Pehlivani’s husband Yannis Doulgaroglou’s parents are from the island, and they moved there after their marriage and built the Hotel Kastellorizo, which welcomes people from all over the world. But Kastellorizo’s prosperity is grounded in the love of its diaspora. Drawn by stories they heard as children, she said, Kastellorizans from Australia and the United States visit often, bringing friends too for weddings, baptisms, and family reunions. Pehlivani looks forward to better days and invites all Greeks to return next year to celebrate the Feast of Prophet Elias and enjoy island specialties, like its unique sweet, Katoumari, and meals like stuffed onions, dolmadakia, and keftedes – and especially stuffed lamb at Pascha.

Margarita Kannis and her brother were raised in Australia – her mother Katerini was from the tiny island, her father from a somewhat larger one – Ireland. “But they are similar. Their strengths are their families, their religion, music and poetry, and their political passions,” she said.

Kannis told TNH, “I first came to Kastellorizo for the first time at 35 … It just grabbed my spirit and my heart … I knew it was the place where I would be…”

That became a reality, but “it was a big risk because I knew I couldn’t go back and return to my industry.” Margarita is a sports producer who won an Emmy with NBC covering the Athens Olympics. Her talented and patriotic family includes industrialist and THI Chairman Andrew Liveris. Arriving in 2000 – Kannis never left, taking turns travelling for work and beautifully renovating the family home.

The soul and future of a place are its children and Kannis is moved by the lives of Kastellorizo’s children.  “It’s a perfect upbringing. Every family has to work in summer, so the children are on their own and learn to look after themselves …they gain a self-confidence since they are left to be responsible for each other, but the adults take responsibility for all children.” Another way in which the islanders constitute not a polity but a family.

Kastellorizans do not feel cut off from Greece or forgotten – but there are challenges.

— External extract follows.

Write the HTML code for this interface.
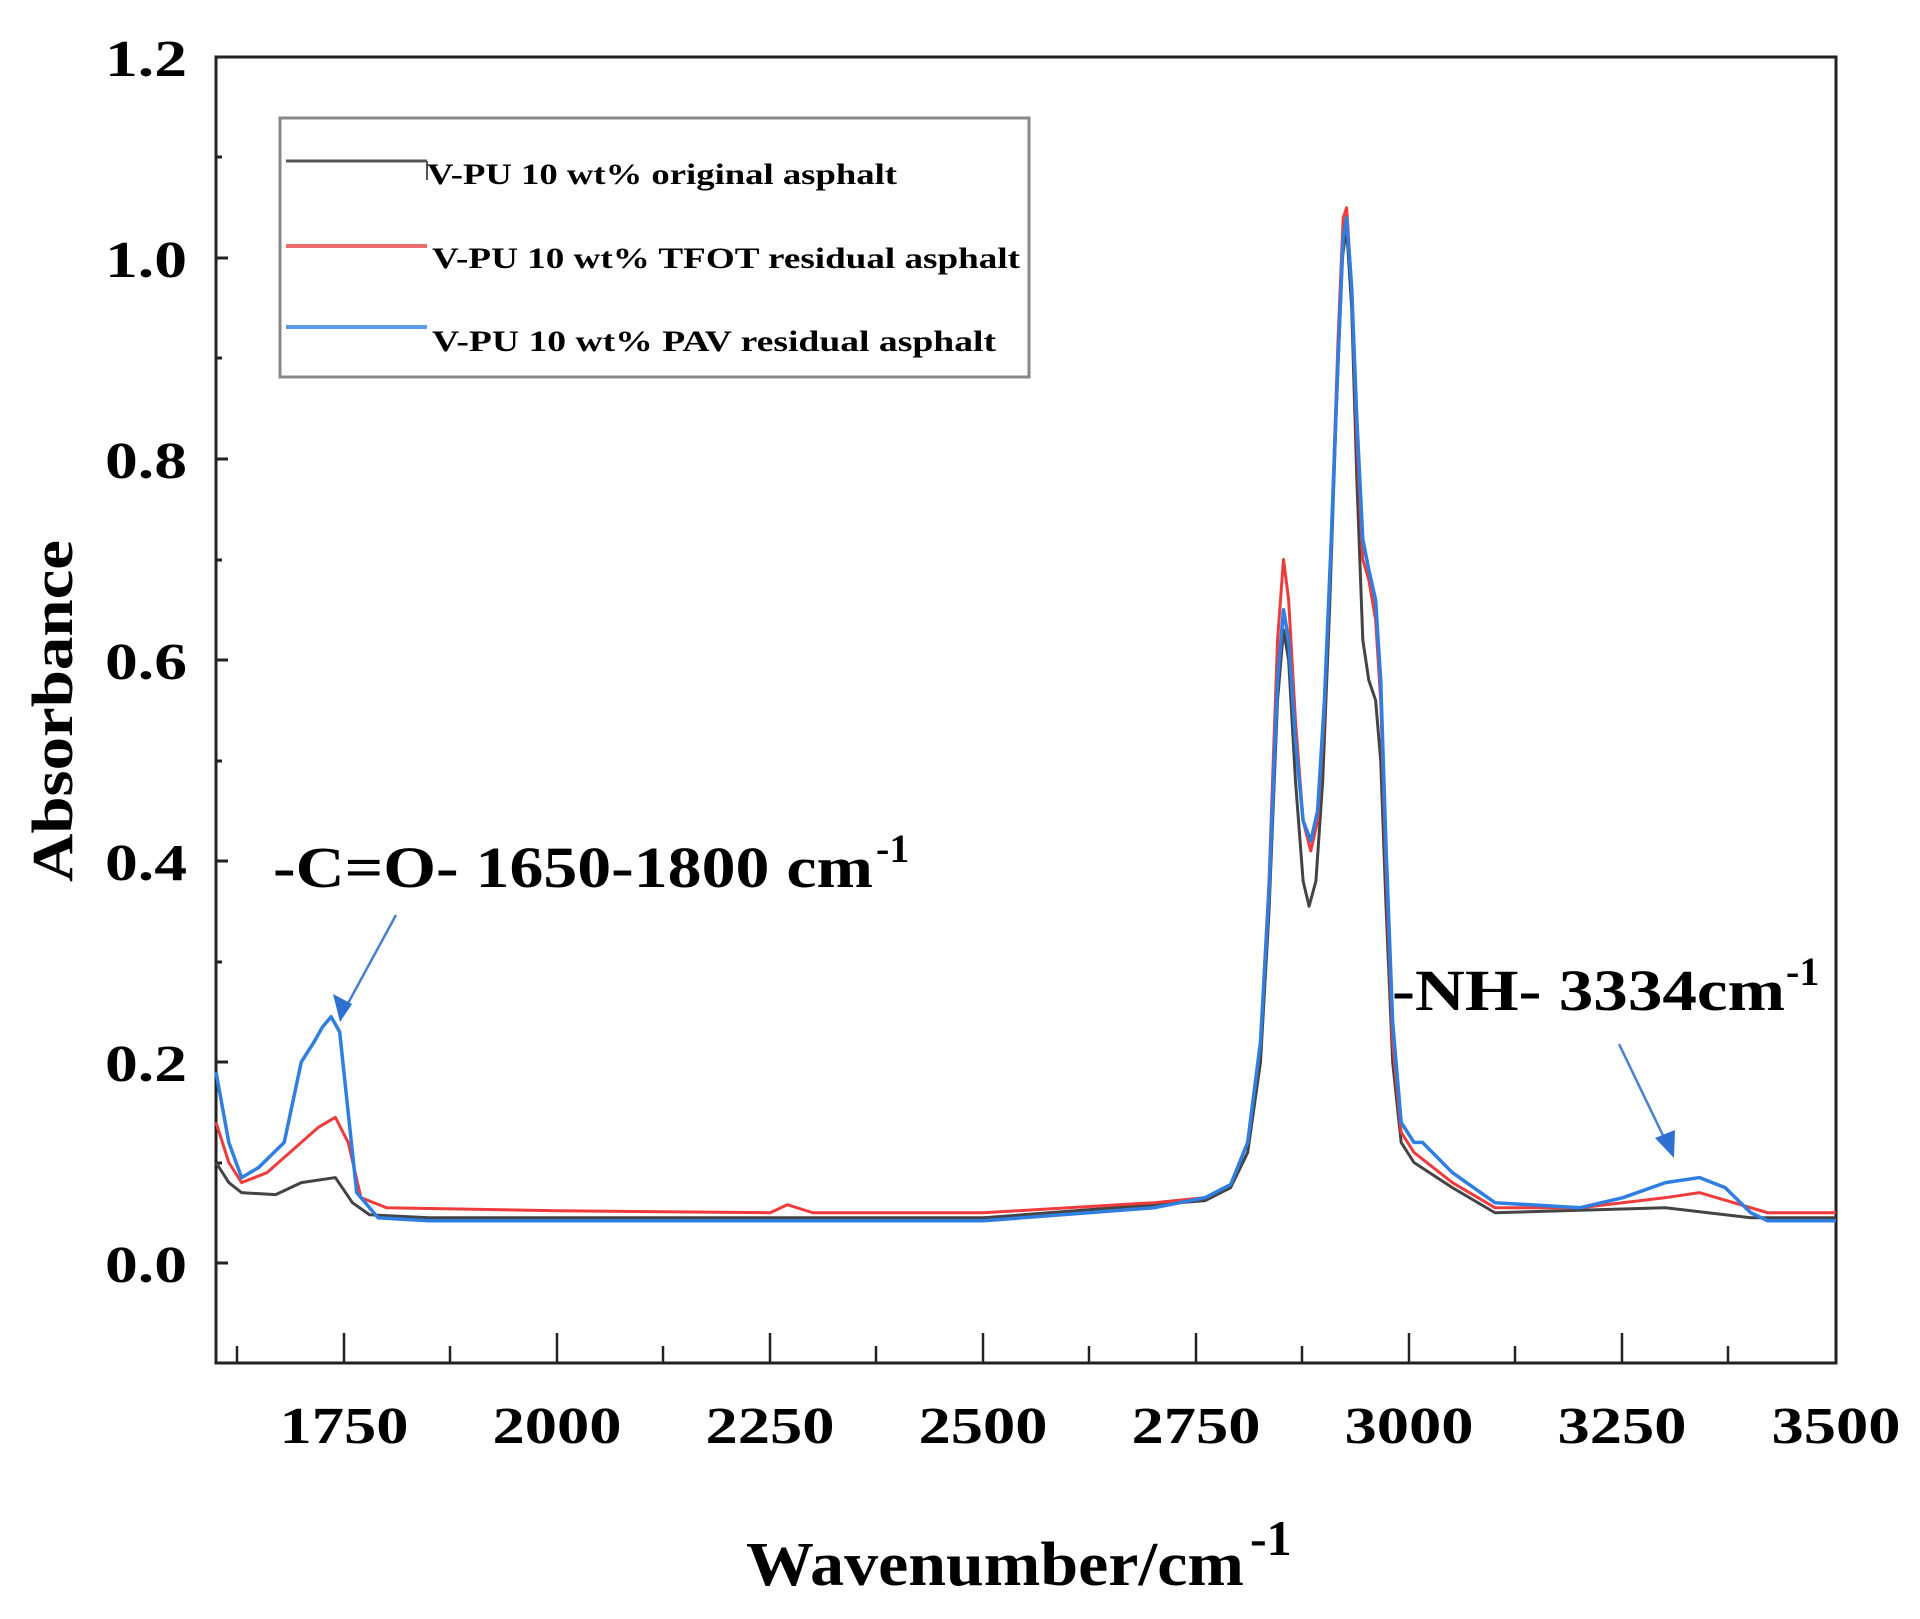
<!DOCTYPE html>
<html><head><meta charset="utf-8"><style>
html,body{margin:0;padding:0;background:#fff;}
svg{display:block;}
text{font-family:"Liberation Serif","Times New Roman",serif;font-weight:bold;fill:#000;}
</style></head><body>
<svg width="1920" height="1619" viewBox="0 0 1920 1619" xmlns="http://www.w3.org/2000/svg">
<rect width="1920" height="1619" fill="#fff"/>
<rect x="216" y="57" width="1620" height="1306" fill="none" stroke="#222" stroke-width="3"/>
<g stroke="#222" stroke-width="2.5">
<line x1="237" y1="1363" x2="237" y2="1346"/>
<line x1="344" y1="1363" x2="344" y2="1333"/>
<line x1="450" y1="1363" x2="450" y2="1346"/>
<line x1="557" y1="1363" x2="557" y2="1333"/>
<line x1="663" y1="1363" x2="663" y2="1346"/>
<line x1="770" y1="1363" x2="770" y2="1333"/>
<line x1="876" y1="1363" x2="876" y2="1346"/>
<line x1="983" y1="1363" x2="983" y2="1333"/>
<line x1="1089" y1="1363" x2="1089" y2="1346"/>
<line x1="1196" y1="1363" x2="1196" y2="1333"/>
<line x1="1302" y1="1363" x2="1302" y2="1346"/>
<line x1="1409" y1="1363" x2="1409" y2="1333"/>
<line x1="1515" y1="1363" x2="1515" y2="1346"/>
<line x1="1622" y1="1363" x2="1622" y2="1333"/>
<line x1="1728" y1="1363" x2="1728" y2="1346"/>
</g>
<g stroke="#222" stroke-width="3">
<line x1="216" y1="1263" x2="228" y2="1263"/>
<line x1="216" y1="1163" x2="222" y2="1163"/>
<line x1="216" y1="1062" x2="228" y2="1062"/>
<line x1="216" y1="962" x2="222" y2="962"/>
<line x1="216" y1="861" x2="228" y2="861"/>
<line x1="216" y1="761" x2="222" y2="761"/>
<line x1="216" y1="660" x2="228" y2="660"/>
<line x1="216" y1="560" x2="222" y2="560"/>
<line x1="216" y1="459" x2="228" y2="459"/>
<line x1="216" y1="358" x2="222" y2="358"/>
<line x1="216" y1="258" x2="228" y2="258"/>
<line x1="216" y1="157" x2="222" y2="157"/>
</g>
<g font-size="52" text-anchor="end">
<text x="187" y="1282" textLength="82" lengthAdjust="spacingAndGlyphs">0.0</text>
<text x="187" y="1081" textLength="82" lengthAdjust="spacingAndGlyphs">0.2</text>
<text x="187" y="880" textLength="82" lengthAdjust="spacingAndGlyphs">0.4</text>
<text x="187" y="679" textLength="82" lengthAdjust="spacingAndGlyphs">0.6</text>
<text x="187" y="478" textLength="82" lengthAdjust="spacingAndGlyphs">0.8</text>
<text x="187" y="277" textLength="82" lengthAdjust="spacingAndGlyphs">1.0</text>
<text x="187" y="76" textLength="82" lengthAdjust="spacingAndGlyphs">1.2</text>
</g>
<g font-size="52" text-anchor="middle">
<text x="344" y="1443" textLength="129" lengthAdjust="spacingAndGlyphs">1750</text>
<text x="557" y="1443" textLength="129" lengthAdjust="spacingAndGlyphs">2000</text>
<text x="770" y="1443" textLength="129" lengthAdjust="spacingAndGlyphs">2250</text>
<text x="983" y="1443" textLength="129" lengthAdjust="spacingAndGlyphs">2500</text>
<text x="1196" y="1443" textLength="129" lengthAdjust="spacingAndGlyphs">2750</text>
<text x="1409" y="1443" textLength="129" lengthAdjust="spacingAndGlyphs">3000</text>
<text x="1622" y="1443" textLength="129" lengthAdjust="spacingAndGlyphs">3250</text>
<text x="1836" y="1443" textLength="129" lengthAdjust="spacingAndGlyphs">3500</text>
</g>
<text transform="translate(72,711) rotate(-90)" font-size="58" text-anchor="middle" textLength="342" lengthAdjust="spacingAndGlyphs">Absorbance</text>
<text x="746" y="1585" font-size="62" textLength="498" lengthAdjust="spacingAndGlyphs">Wavenumber/cm</text>
<text x="1250" y="1555" font-size="50">-1</text>
<g transform="translate(-1148.2,1263) scale(0.852632,-1005)" fill="none" stroke-linejoin="round">
<polyline vector-effect="non-scaling-stroke" stroke="#444" stroke-width="3" points="1600,0.1 1615,0.08 1630,0.07 1670,0.068 1700,0.08 1740,0.085 1760,0.06 1780,0.048 1850,0.045 2500,0.045 2700,0.058 2760,0.062 2790,0.075 2810,0.11 2825,0.2 2835,0.35 2845,0.56 2852,0.63 2858,0.6 2866,0.48 2875,0.38 2882,0.355 2890,0.38 2898,0.48 2906,0.65 2914,0.85 2921,1.0 2926,1.03 2932,0.95 2938,0.78 2945,0.62 2952,0.58 2960,0.56 2966,0.5 2972,0.36 2980,0.2 2990,0.12 3005,0.1 3050,0.075 3100,0.05 3300,0.055 3400,0.045 3500,0.045"/>
<polyline vector-effect="non-scaling-stroke" stroke="#ee3b3b" stroke-width="3" points="1600,0.14 1615,0.1 1630,0.08 1660,0.09 1700,0.12 1720,0.135 1740,0.145 1755,0.12 1770,0.065 1800,0.055 2000,0.052 2250,0.05 2270,0.058 2300,0.05 2500,0.05 2700,0.06 2760,0.065 2790,0.078 2810,0.12 2825,0.22 2835,0.38 2845,0.62 2852,0.7 2858,0.66 2866,0.54 2875,0.44 2884,0.41 2892,0.44 2900,0.55 2908,0.72 2916,0.92 2922,1.04 2926,1.05 2932,0.97 2938,0.82 2945,0.7 2952,0.68 2960,0.64 2966,0.56 2972,0.4 2980,0.22 2990,0.13 3005,0.11 3050,0.08 3100,0.055 3200,0.055 3300,0.065 3340,0.07 3380,0.06 3420,0.05 3500,0.05"/>
<polyline vector-effect="non-scaling-stroke" stroke="#2f7ee0" stroke-width="3.5" points="1600,0.19 1615,0.12 1630,0.085 1650,0.095 1680,0.12 1700,0.2 1715,0.22 1725,0.235 1735,0.245 1745,0.23 1755,0.15 1765,0.07 1790,0.045 1850,0.042 2500,0.042 2700,0.055 2760,0.065 2790,0.078 2810,0.12 2825,0.22 2835,0.37 2845,0.58 2852,0.65 2858,0.62 2866,0.52 2875,0.44 2884,0.42 2892,0.45 2900,0.56 2908,0.72 2916,0.9 2922,1.02 2926,1.04 2932,0.97 2938,0.84 2945,0.72 2952,0.69 2960,0.66 2966,0.58 2972,0.42 2980,0.24 2990,0.14 3005,0.12 3015,0.12 3050,0.09 3100,0.06 3200,0.055 3250,0.065 3300,0.08 3340,0.085 3370,0.075 3400,0.05 3420,0.042 3500,0.042"/>
</g>
<rect x="280" y="118" width="749" height="259" fill="#fff" stroke="#888" stroke-width="3"/>
<line x1="286" y1="161" x2="427" y2="161" stroke="#555" stroke-width="3"/>
<line x1="427" y1="161" x2="427" y2="180" stroke="#555" stroke-width="2"/>
<line x1="286" y1="246" x2="427" y2="246" stroke="#ef6b6b" stroke-width="4"/>
<line x1="286" y1="327" x2="427" y2="327" stroke="#5b9be8" stroke-width="4"/>
<g font-size="30">
<text x="427" y="184" textLength="470" lengthAdjust="spacingAndGlyphs">V-PU 10 wt% original asphalt</text>
<text x="432" y="268" textLength="588" lengthAdjust="spacingAndGlyphs">V-PU 10 wt% TFOT residual asphalt</text>
<text x="432" y="351" textLength="564" lengthAdjust="spacingAndGlyphs">V-PU 10 wt% PAV residual asphalt</text>
</g>
<text x="273" y="887" font-size="58" textLength="600" lengthAdjust="spacingAndGlyphs">-C=O- 1650-1800 cm</text>
<text x="876" y="862" font-size="40">-1</text>
<text x="1392" y="1010" font-size="58" textLength="393" lengthAdjust="spacingAndGlyphs">-NH- 3334cm</text>
<text x="1786" y="985" font-size="40">-1</text>
<line x1="396" y1="915" x2="340" y2="1018" stroke="#4a7fd0" stroke-width="2.5"/>
<path d="M340,1022 L333,994 L352,1004 z" fill="#2f6fd0"/>
<line x1="1619" y1="1044" x2="1670" y2="1150" stroke="#4a7fd0" stroke-width="2.5"/>
<path d="M1674,1158 L1655,1138 L1675,1130 z" fill="#2f6fd0"/>
</svg>
</body></html>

Kannis noted many teachers arrive after the school year begins and families often send their children to Rhodes and elsewhere for high school. Healthcare is also a problem. The New Democracy government is addressing the issues, increasing ships from two to eight a week, and budgeting infrastructure projects.                                                          

Greek island solitude in winter doesn’t affect Kannis, however, “You can go to a kafenio and see people inside. If you want company, you can find it, and if you like yourself and solitude, it’s a great place. I think this is paradise.”

Kastellorizo’s people-drain simultaneously creates opportunities for others. Metollari’s family fled Balkan strife and came from Albania in the 1990s. “My father first went to Rhodes, but during a visit, he liked it and found work here” and established the family bakery.

Antonis Patiniotis’ parents and grandfathers are Kastellorizans. He runs a boat service to the Blue Cave – a must visit for its otherworldly light – and with his wife Christina owns the Mandraki Paradise hotel.

He originally left for work in the hotel and cruise ship industry, explaining “it was very difficult here and the state didn’t help.” Patiniotis emphasized that “those who went to Australia and America, working with the locals, with our blood and sweat, renovated the homes, and the island took wings.”

Passionate, he urges the Kastellorizan diaspora to embrace a dual mission: “Those who own houses here, plant trees on the grounds, and also find a way – pay your homes’ caretakers to do it – to raise the Greek flag on national holidays” – like the renowned Lady of Ro, Despina Achladioti, who daily raised the Greek flag on the nearby islet where she ended her days, even when it was technically under foreign occupation. “So Turkey across the water knows this is Ellada,” he said. He also had a message for Greece: “show a little more love and respect for the Diaspora Hellenes” – only by working together can a New Greece can be built.